Yeah, you can look for the little green dot when manual focusing.  It will usually let you know when you have correct focus.


----------



## squirrels (Jan 28, 2013)

Thanks! I thought it should work that way, but that doesn't always make it so.

C


----------



## cgipson1 (Jan 28, 2013)

That should work fine for you, squirrels.....


----------



## KmH (Jan 28, 2013)

As an alternative, you can use Rangefinder mode. Page 144 of your D3100 users manual (the PDF file on the software disc).

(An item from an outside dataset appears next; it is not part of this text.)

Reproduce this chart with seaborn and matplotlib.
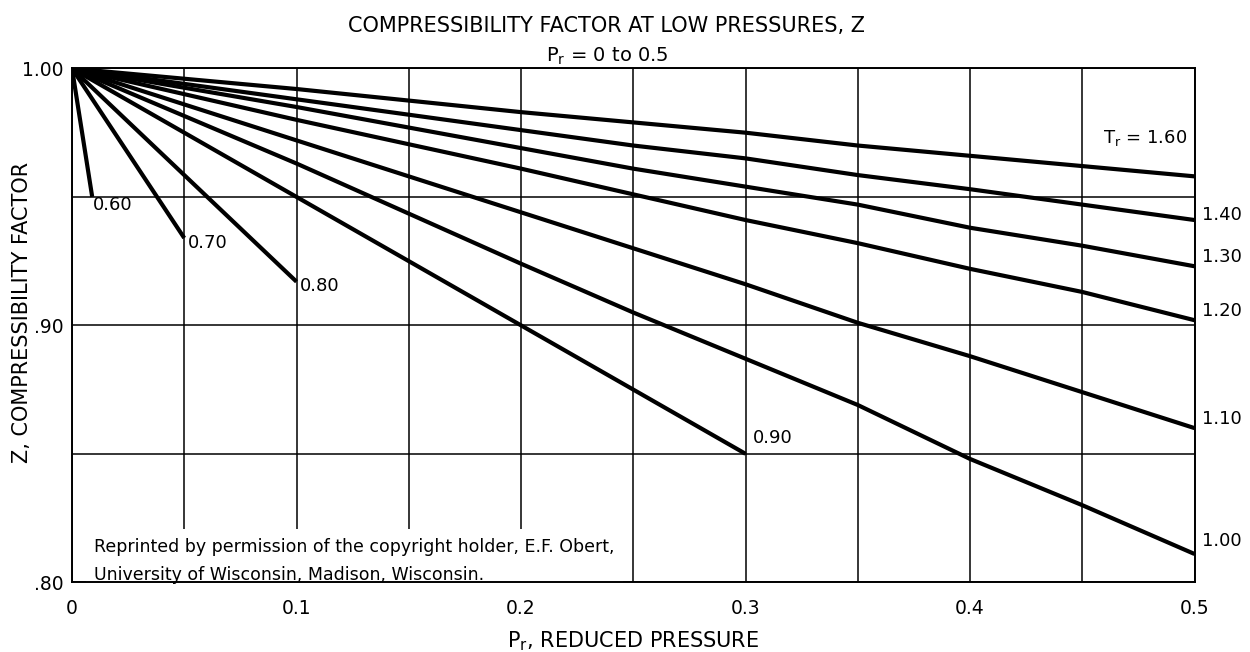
import numpy as np
import pandas as pd
import matplotlib
matplotlib.use("Agg")
import matplotlib.pyplot as plt
import seaborn as sns
from matplotlib.ticker import MultipleLocator

# curve data (Pr, Z) for each reduced temperature
tr_labels = ["0.60", "0.70", "0.80", "0.90", "1.00", "1.10", "1.20", "1.30", "1.40", "1.60"]
pr_060 = [0.0, 0.009]
z_060 = [1.0, 0.950]
pr_070 = [0.0, 0.05]
z_070 = [1.0, 0.934]
pr_080 = [0.0, 0.1]
z_080 = [1.0, 0.917]
pr_090 = [0.0, 0.1, 0.2, 0.25, 0.3]
z_090 = [1.0, 0.950, 0.900, 0.875, 0.850]
pr_full = [0.0, 0.1, 0.2, 0.25, 0.3, 0.35, 0.4, 0.45, 0.5]
z_100 = [1.0, 0.963, 0.924, 0.905, 0.887, 0.869, 0.848, 0.830, 0.811]
z_110 = [1.0, 0.972, 0.944, 0.930, 0.916, 0.901, 0.888, 0.874, 0.860]
z_120 = [1.0, 0.980, 0.961, 0.951, 0.941, 0.932, 0.922, 0.913, 0.902]
z_130 = [1.0, 0.985, 0.969, 0.961, 0.954, 0.947, 0.938, 0.931, 0.923]
z_140 = [1.0, 0.988, 0.976, 0.970, 0.965, 0.9585, 0.953, 0.947, 0.941]
z_160 = [1.0, 0.992, 0.983, 0.979, 0.975, 0.970, 0.966, 0.962, 0.958]

curves = {
    "0.60": (pr_060, z_060), "0.70": (pr_070, z_070), "0.80": (pr_080, z_080),
    "0.90": (pr_090, z_090), "1.00": (pr_full, z_100), "1.10": (pr_full, z_110),
    "1.20": (pr_full, z_120), "1.30": (pr_full, z_130), "1.40": (pr_full, z_140),
    "1.60": (pr_full, z_160),
}
rows = []
for tr in tr_labels:
    xs, ys = curves[tr]
    for x, y in zip(xs, ys):
        rows.append({"Pr": x, "Z": y, "Tr": tr})
df = pd.DataFrame(rows)

x_ticks = [0, 0.1, 0.2, 0.3, 0.4, 0.5]
x_ticklabels = ["0", "0.1", "0.2", "0.3", "0.4", "0.5"]
y_ticks = [0.80, 0.90, 1.00]
y_ticklabels = [".80", ".90", "1.00"]

sns.set_style("white")
plt.rcParams["font.family"] = ["DejaVu Sans"]
for key in ["text.color", "axes.labelcolor", "xtick.color", "ytick.color"]:
    plt.rcParams[key] = "black"

fig = plt.figure(figsize=(12.5, 6.52), dpi=100)
ax = fig.add_axes([0.0576, 0.107, 0.898, 0.788])

sns.lineplot(data=df, x="Pr", y="Z", hue="Tr", palette=["black"] * len(tr_labels),
             legend=False, linewidth=3.0, sort=False, estimator=None, ax=ax,
             solid_capstyle="butt", zorder=5)

ax.set_xlim(0, 0.5)
ax.set_ylim(0.80, 1.00)
ax.set_xticks(x_ticks)
ax.set_xticklabels(x_ticklabels)
ax.set_yticks(y_ticks)
ax.set_yticklabels(y_ticklabels)
ax.xaxis.set_minor_locator(MultipleLocator(0.05))
ax.yaxis.set_minor_locator(MultipleLocator(0.05))
ax.grid(True, which="both", color="black", linewidth=1.1, zorder=0)
ax.set_axisbelow(True)
ax.tick_params(axis="x", which="both", length=0, labelsize=13.5, pad=12)
ax.tick_params(axis="y", which="both", length=0, labelsize=13.5, pad=6)
for s in ax.spines.values():
    s.set_color("black")
    s.set_linewidth(1.4)
    s.set_zorder(7)

ax.set_xlabel("P$_\\mathregular{r}$, REDUCED PRESSURE", fontsize=15, labelpad=8)
ax.set_ylabel("Z, COMPRESSIBILITY FACTOR", fontsize=15)
ax.yaxis.set_label_coords(-0.036, 0.525)

fig.text(0.485, 0.960, "COMPRESSIBILITY FACTOR AT LOW PRESSURES, Z", ha="center", va="center", fontsize=15)
fig.text(0.486, 0.913, "P$_\\mathregular{r}$ = 0 to 0.5", ha="center", va="center", fontsize=14)

# curve labels
ax.text(0.0095, 0.947, "0.60", ha="left", va="center", fontsize=13, zorder=6)
ax.text(0.0515, 0.932, "0.70", ha="left", va="center", fontsize=13, zorder=6)
ax.text(0.1015, 0.9154, "0.80", ha="left", va="center", fontsize=13, zorder=6)
ax.text(0.3035, 0.856, "0.90", ha="left", va="center", fontsize=13, zorder=6)
ax.text(0.4965, 0.973, "T$_\\mathregular{r}$ = 1.60", ha="right", va="center", fontsize=13, zorder=6)
for tr, z in [("1.40", 0.9395), ("1.30", 0.923), ("1.20", 0.902), ("1.10", 0.860), ("1.00", 0.8125)]:
    ax.text(1.007, z + 0.0035, tr, transform=ax.get_yaxis_transform(), ha="left", va="center", fontsize=13)

ax.text(0.01, 0.7995,
        "Reprinted by permission of the copyright holder, E.F. Obert,\n"
        "University of Wisconsin, Madison, Wisconsin.",
        ha="left", va="bottom", fontsize=12.5, fontweight="medium", linespacing=1.7, zorder=4,
        bbox=dict(facecolor="white", edgecolor="none", pad=6))

fig.savefig("out.png", dpi=100, facecolor="white")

The manual focus lens has to be a CPU lens with a D designation meaning the lens sends _*d*_istance info to the camera., like AF 50 mm f/1.8_*D*_&#8203;


----------



## squirrels (Jan 28, 2013)

Sweet. I will check that out. I'm obviously due up for another read through of the manual!

C


----------



## squirrels (Jan 28, 2013)

Thanks Charlie! Oh my goodness you guys! Rangefinder mode is just way too much fun.:smileys:


----------



## jrizal (Jan 28, 2013)

In case you have not noticed, rangefinder mode will not function in manual mode and only in aperture or shutter priority modes. Nonetheless, it is much easier to focus if it's on.


----------



## amolitor (Jan 28, 2013)

I spend a lot of my life flipping between Manual and Av mode. The rangefinder works in Av, but the shutter won't release because the camera doesn't think there's a lens and anyway it can't meter. The shutter WILL release in manual.


----------



## squirrels (Jan 28, 2013)

Yep. That's too bad about manual mode.  I wish viewfinder had one of those cool split prism things my MILs old school film nikon camera has. Focusing on that bad boy was a piece of cake.


----------



## squirrels (Jan 28, 2013)

Wait, so you have a "D" lens that works with the rangefinder but won't fire in anything but manual mode?


----------



## amolitor (Jan 28, 2013)

Oh, no, sorry. I have a handful of AIS lenses. The camera actually insists that "No Lens Is Attached" with 'em.


----------



## squirrels (Jan 28, 2013)

That is good to know! Thanks!


----------



## snowbear (Jan 28, 2013)

squirrels said:


> Yep. That's too bad about manual mode.  I wish viewfinder had one of those cool split prism things my MILs old school film nikon camera has. Focusing on that bad boy was a piece of cake.


You mean one of these?
Nikon D3100 Focusing Screen - KatzEye Optics


----------